Is $S:=\{x\in\mathbb{Q}:x<\sqrt{2}\}$ closed in $\mathbb{Q}$ when endowed with the inherited topology from $\mathbb{R}$?

One argument for openness is that $S=\mathbb{Q}\cap (-\infty,\sqrt{2})$, which by definition of an open set in subspace topology, would force $S$ to be open.

On the other hand, $\mathbb{Q}\backslash S=\{x\in\mathbb{Q}:x\geq \sqrt{2}\}=\{x\in\mathbb{Q}:x>\sqrt{2}\}$, which by the preceding argument, should be open; ergo, $S$ is closed.

Which argument is correct? If both, $S$ is both open and closed which is unexpected. The context of this question is the determination of whether $\mathbb{Q}$ is connected as a topological space.

Answer 1

Yes, $S$ is both open and closed. Since $S$ is neither empty, nor equal to the whole space, this means that $\mathbb Q$ is not connected.

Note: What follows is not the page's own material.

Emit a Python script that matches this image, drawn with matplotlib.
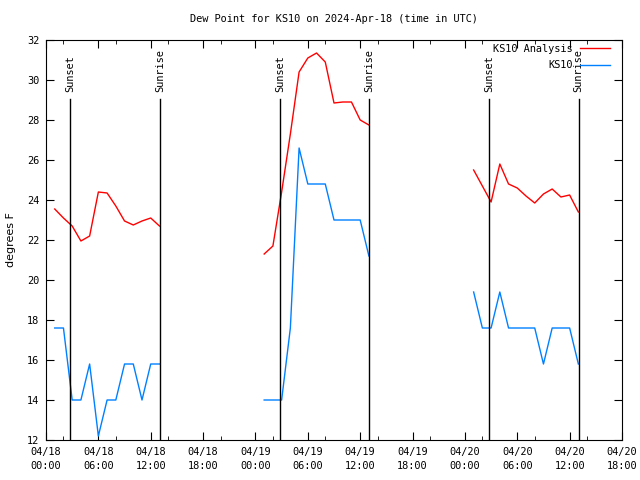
import numpy as np
import matplotlib
matplotlib.use("Agg")
import matplotlib.pyplot as plt
import matplotlib.dates as mdates
from datetime import datetime, timedelta

base = datetime(2024, 4, 18)

# hour offsets from 04/18 00:00 UTC, one block per night
hours = [
    [1, 2, 3, 4, 5, 6, 7, 8, 9, 10, 11, 12, 13],
    [25, 26, 27, 28, 29, 30, 31, 32, 33, 34, 35, 36, 37],
    [49, 50, 51, 52, 53, 54, 55, 56, 57, 58, 59, 60, 61],
]
analysis = [
    [23.55, 23.1, 22.7, 21.95, 22.2, 24.4, 24.35, 23.7, 22.95, 22.75, 22.95, 23.1, 22.7],
    [21.3, 21.7, 24.4, 27.3, 30.4, 31.1, 31.35, 30.9, 28.85, 28.9, 28.9, 28.0, 27.75],
    [25.5, 24.7, 23.9, 25.8, 24.8, 24.6, 24.2, 23.85, 24.3, 24.55, 24.15, 24.25, 23.4],
]
obs = [
    [17.6, 17.6, 14.0, 14.0, 15.8, 12.2, 14.0, 14.0, 15.8, 15.8, 14.0, 15.8, 15.8],
    [14.0, 14.0, 14.0, 17.6, 26.6, 24.8, 24.8, 24.8, 23.0, 23.0, 23.0, 23.0, 21.2],
    [19.4, 17.6, 17.6, 19.4, 17.6, 17.6, 17.6, 17.6, 15.8, 17.6, 17.6, 17.6, 15.8],
]
# sun events as (day, hh, mm)
sunsets = [(18, 2, 47), (19, 2, 48), (20, 2, 49)]
sunrises = [(18, 13, 6), (19, 13, 4), (20, 13, 2)]

mono = "DejaVu Sans Mono"
fs = 7.4
plt.rcParams["font.family"] = mono
plt.rcParams["font.size"] = fs

fig = plt.figure(figsize=(6.4, 4.8), dpi=100)
ax = fig.add_axes([46 / 640, 40 / 480, 576 / 640, 400 / 480])

red = "#ff0000"
blue = "#0080ff"
for i, (h, a, o) in enumerate(zip(hours, analysis, obs)):
    t = [base + timedelta(hours=x) for x in h]
    ax.plot(t, a, color=red, lw=1, label="KS10 Analysis" if i == 0 else None)
    ax.plot(t, o, color=blue, lw=1, label="KS10" if i == 0 else None)

for events, name in ((sunsets, "Sunset"), (sunrises, "Sunrise")):
    for d, hh, mm in events:
        t = datetime(2024, 4, d, hh, mm)
        ax.plot([t, t], [12, 29.05], color="black", lw=1)
        ax.text(t, 29.4, name, rotation=90, ha="center", va="bottom", fontsize=fs)

ax.set_xlim(base, base + timedelta(hours=66))
ax.set_ylim(12, 32)
ax.set_yticks(np.arange(12, 33, 2))
ax.xaxis.set_major_locator(mdates.HourLocator(byhour=[0, 6, 12, 18]))
ax.xaxis.set_minor_locator(mdates.HourLocator(byhour=[2, 8, 14, 20]))
ax.xaxis.set_major_formatter(mdates.DateFormatter("%m/%d\n%H:%M"))
ax.tick_params(which="both", direction="in", top=True, right=True, pad=5)
ax.tick_params(which="major", length=6)
ax.tick_params(which="minor", length=3)

ax.set_title("Dew Point for KS10 on 2024-Apr-18 (time in UTC)", fontsize=fs, pad=13)
ax.set_ylabel("degrees F", family="DejaVu Sans", fontsize=8, labelpad=8)

ax.legend(loc="upper right", bbox_to_anchor=(0.979, 0.99), frameon=False,
          markerfirst=False, handlelength=2.9, borderaxespad=0, borderpad=0,
          labelspacing=0.6, handletextpad=0.7, fontsize=fs)

fig.canvas.draw()
for tick in ax.xaxis.get_major_ticks():
    tick.label1.set_linespacing(1.45)

fig.savefig("out.png", dpi=100)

A somewhat more intuitive example that displays this same problem would be to consider the topological space $T=\mathbb R\setminus \{\sqrt{2}\}$ as a subspace of $\mathbb R$. We would expect this to be disconnected, as we cut a line at a point, giving a segment below the cut and one above. Indeed, the set $S=\{x\in T: x<\sqrt{2}\}$ is both open and closed in this space as well and $S$ and $T\setminus S$ turn out to be the connected components of $T$. This also makes sense with more typical ideas of what open sets are: if you are in $S$, then everything near enough to you is also in $S$, since you are some distance from the bound $\sqrt{2}$. This also applies to $T\setminus S$, as we remain a distance from $\sqrt{2}$.

The rationals are a subspace of this - so have only been cut apart even further, making the problem worse.